╭──

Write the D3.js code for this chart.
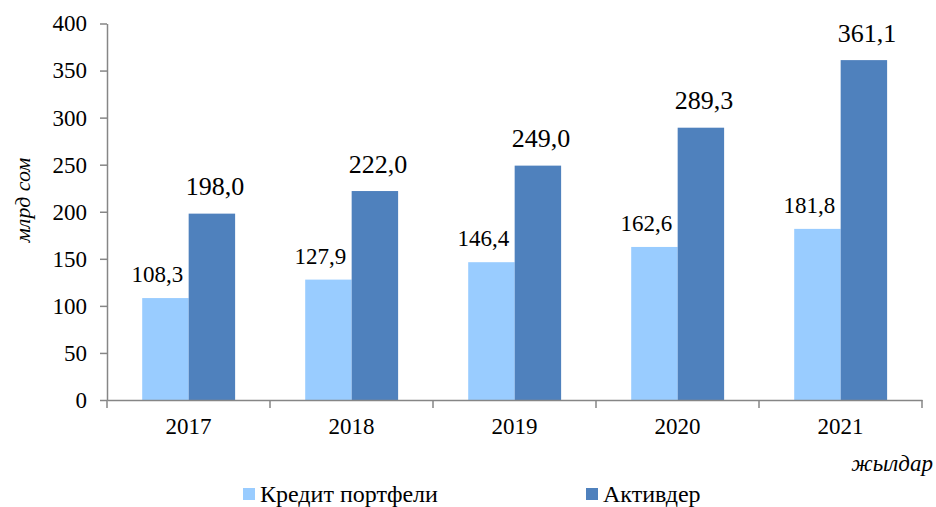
<!DOCTYPE html>
<html>
<head>
<meta charset="utf-8">
<script src="https://cdn.jsdelivr.net/npm/d3@7"></script>
</head>
<body style="margin:0; background:#fff">
<svg id="chart" width="936" height="507"></svg>
<script>
// Data
const years = ["2017", "2018", "2019", "2020", "2021"];
const credit = [108.3, 127.9, 146.4, 162.6, 181.8];   // Кредит портфели
const assets = [198.0, 222.0, 249.0, 289.3, 361.1];   // Активдер
const yTicks = [0, 50, 100, 150, 200, 250, 300, 350, 400];
const seriesNames = ["Кредит портфели", "Активдер"];
const colors = ["#99CCFF", "#4F81BD"];

const serif = '"Liberation Serif"';
const svg = d3.select("#chart").style("font-family", serif);
const plotLeft = 107, plotRight = 922, plotTop = 23.5, plotBottom = 400;

const x = d3.scaleBand().domain(years).range([plotLeft, plotRight]).padding(0);
const step = x.bandwidth();
const x1 = d3.scaleBand().domain([0, 1]).range([step * 0.216, step * 0.786]).padding(0);
const y = d3.scaleLinear().domain([0, 400]).range([plotBottom, plotTop]);

const fmt = v => v.toFixed(1).replace(".", ",");
const axisColor = "#868686";

// label placement per series: horizontal shift, gap above bar, font size
const labelDx = [-8, 3];
const labelGap = [16, 18.5];
const labelSize = [23, 26];

// Bars
const groups = svg.append("g")
  .selectAll("g")
  .data(years)
  .join("g")
  .attr("transform", d => `translate(${x(d)},0)`);

[credit, assets].forEach((vals, s) => {
  groups.append("rect")
    .attr("x", x1(s))
    .attr("width", x1.bandwidth())
    .attr("y", (d, i) => y(vals[i]))
    .attr("height", (d, i) => plotBottom - y(vals[i]))
    .attr("fill", colors[s]);

  groups.append("text")
    .attr("x", x1(s) + x1.bandwidth() / 2 + labelDx[s])
    .attr("y", (d, i) => y(vals[i]) - labelGap[s])
    .attr("text-anchor", "middle")
    .style("font-family", serif)
    .style("font-size", labelSize[s] + "px")
    .text((d, i) => fmt(vals[i]));
});

// Y axis
const yAxis = svg.append("g")
  .attr("transform", `translate(${plotLeft},0)`)
  .call(d3.axisLeft(y).tickValues(yTicks).tickSize(7).tickPadding(13).tickSizeOuter(0))
  .attr("font-family", null);
yAxis.select(".domain").attr("stroke", axisColor).attr("stroke-width", 1.5);
yAxis.selectAll(".tick line").attr("stroke", axisColor).attr("stroke-width", 1.5);
yAxis.selectAll(".tick text")
  .style("font-family", serif).style("font-size", "23px").attr("fill", "#000");

// X axis
const xAxis = svg.append("g")
  .attr("transform", `translate(0,${plotBottom})`)
  .call(d3.axisBottom(x).tickSize(0).tickPadding(18))
  .attr("font-family", null);
xAxis.select(".domain").attr("stroke", axisColor).attr("stroke-width", 1.5);
xAxis.selectAll(".tick text")
  .style("font-family", serif).style("font-size", "23px").attr("fill", "#000");

// category separators
svg.append("g")
  .selectAll("line")
  .data(years.concat(["end"]))
  .join("line")
  .attr("x1", (d, i) => plotLeft + i * step)
  .attr("x2", (d, i) => plotLeft + i * step)
  .attr("y1", plotBottom)
  .attr("y2", plotBottom + 8)
  .attr("stroke", axisColor)
  .attr("stroke-width", 1.5);

// Axis titles
svg.append("text")
  .attr("transform", "translate(30,200) rotate(-90)")
  .attr("text-anchor", "middle")
  .style("font-family", serif)
  .style("font-size", "22px")
  .style("font-style", "italic")
  .text("млрд сом");

svg.append("text")
  .attr("x", 933)
  .attr("y", 471)
  .attr("text-anchor", "end")
  .style("font-family", serif)
  .style("font-size", "23px")
  .style("font-style", "italic")
  .text("жылдар");

// Legend
const legendX = [243, 586];
const legend = svg.append("g")
  .selectAll("g")
  .data(seriesNames)
  .join("g")
  .attr("transform", (d, i) => `translate(${legendX[i]},488)`);
legend.append("rect")
  .attr("width", 12)
  .attr("height", 12)
  .attr("fill", (d, i) => colors[i]);
legend.append("text")
  .attr("x", 17)
  .attr("y", 14)
  .style("font-family", serif)
  .style("font-size", "24px")
  .text(d => d);
</script>
</body>
</html>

╰──

> What is asked:
Skip the images and write out the rest of the listing exactly.

> Answer:
Write the D3.js code for this chart.
<!DOCTYPE html>
<html>
<head>
<meta charset="utf-8">
<script src="https://cdn.jsdelivr.net/npm/d3@7"></script>
</head>
<body style="margin:0; background:#fff">
<svg id="chart" width="936" height="507"></svg>
<script>
// Data
const years = ["2017", "2018", "2019", "2020", "2021"];
const credit = [108.3, 127.9, 146.4, 162.6, 181.8];   // Кредит портфели
const assets = [198.0, 222.0, 249.0, 289.3, 361.1];   // Активдер
const yTicks = [0, 50, 100, 150, 200, 250, 300, 350, 400];
const seriesNames = ["Кредит портфели", "Активдер"];
const colors = ["#99CCFF", "#4F81BD"];

const serif = '"Liberation Serif"';
const svg = d3.select("#chart").style("font-family", serif);
const plotLeft = 107, plotRight = 922, plotTop = 23.5, plotBottom = 400;

const x = d3.scaleBand().domain(years).range([plotLeft, plotRight]).padding(0);
const step = x.bandwidth();
const x1 = d3.scaleBand().domain([0, 1]).range([step * 0.216, step * 0.786]).padding(0);
const y = d3.scaleLinear().domain([0, 400]).range([plotBottom, plotTop]);

const fmt = v => v.toFixed(1).replace(".", ",");
const axisColor = "#868686";

// label placement per series: horizontal shift, gap above bar, font size
const labelDx = [-8, 3];
const labelGap = [16, 18.5];
const labelSize = [23, 26];

// Bars
const groups = svg.append("g")
  .selectAll("g")
  .data(years)
  .join("g")
  .attr("transform", d => `translate(${x(d)},0)`);

[credit, assets].forEach((vals, s) => {
  groups.append("rect")
    .attr("x", x1(s))
    .attr("width", x1.bandwidth())
    .attr("y", (d, i) => y(vals[i]))
    .attr("height", (d, i) => plotBottom - y(vals[i]))
    .attr("fill", colors[s]);

  groups.append("text")
    .attr("x", x1(s) + x1.bandwidth() / 2 + labelDx[s])
    .attr("y", (d, i) => y(vals[i]) - labelGap[s])
    .attr("text-anchor", "middle")
    .style("font-family", serif)
    .style("font-size", labelSize[s] + "px")
    .text((d, i) => fmt(vals[i]));
});

// Y axis
const yAxis = svg.append("g")
  .attr("transform", `translate(${plotLeft},0)`)
  .call(d3.axisLeft(y).tickValues(yTicks).tickSize(7).tickPadding(13).tickSizeOuter(0))
  .attr("font-family", null);
yAxis.select(".domain").attr("stroke", axisColor).attr("stroke-width", 1.5);
yAxis.selectAll(".tick line").attr("stroke", axisColor).attr("stroke-width", 1.5);
yAxis.selectAll(".tick text")
  .style("font-family", serif).style("font-size", "23px").attr("fill", "#000");

// X axis
const xAxis = svg.append("g")
  .attr("transform", `translate(0,${plotBottom})`)
  .call(d3.axisBottom(x).tickSize(0).tickPadding(18))
  .attr("font-family", null);
xAxis.select(".domain").attr("stroke", axisColor).attr("stroke-width", 1.5);
xAxis.selectAll(".tick text")
  .style("font-family", serif).style("font-size", "23px").attr("fill", "#000");

// category separators
svg.append("g")
  .selectAll("line")
  .data(years.concat(["end"]))
  .join("line")
  .attr("x1", (d, i) => plotLeft + i * step)
  .attr("x2", (d, i) => plotLeft + i * step)
  .attr("y1", plotBottom)
  .attr("y2", plotBottom + 8)
  .attr("stroke", axisColor)
  .attr("stroke-width", 1.5);

// Axis titles
svg.append("text")
  .attr("transform", "translate(30,200) rotate(-90)")
  .attr("text-anchor", "middle")
  .style("font-family", serif)
  .style("font-size", "22px")
  .style("font-style", "italic")
  .text("млрд сом");

svg.append("text")
  .attr("x", 933)
  .attr("y", 471)
  .attr("text-anchor", "end")
  .style("font-family", serif)
  .style("font-size", "23px")
  .style("font-style", "italic")
  .text("жылдар");

// Legend
const legendX = [243, 586];
const legend = svg.append("g")
  .selectAll("g")
  .data(seriesNames)
  .join("g")
  .attr("transform", (d, i) => `translate(${legendX[i]},488)`);
legend.append("rect")
  .attr("width", 12)
  .attr("height", 12)
  .attr("fill", (d, i) => colors[i]);
legend.append("text")
  .attr("x", 17)
  .attr("y", 14)
  .style("font-family", serif)
  .style("font-size", "24px")
  .text(d => d);
</script>
</body>
</html>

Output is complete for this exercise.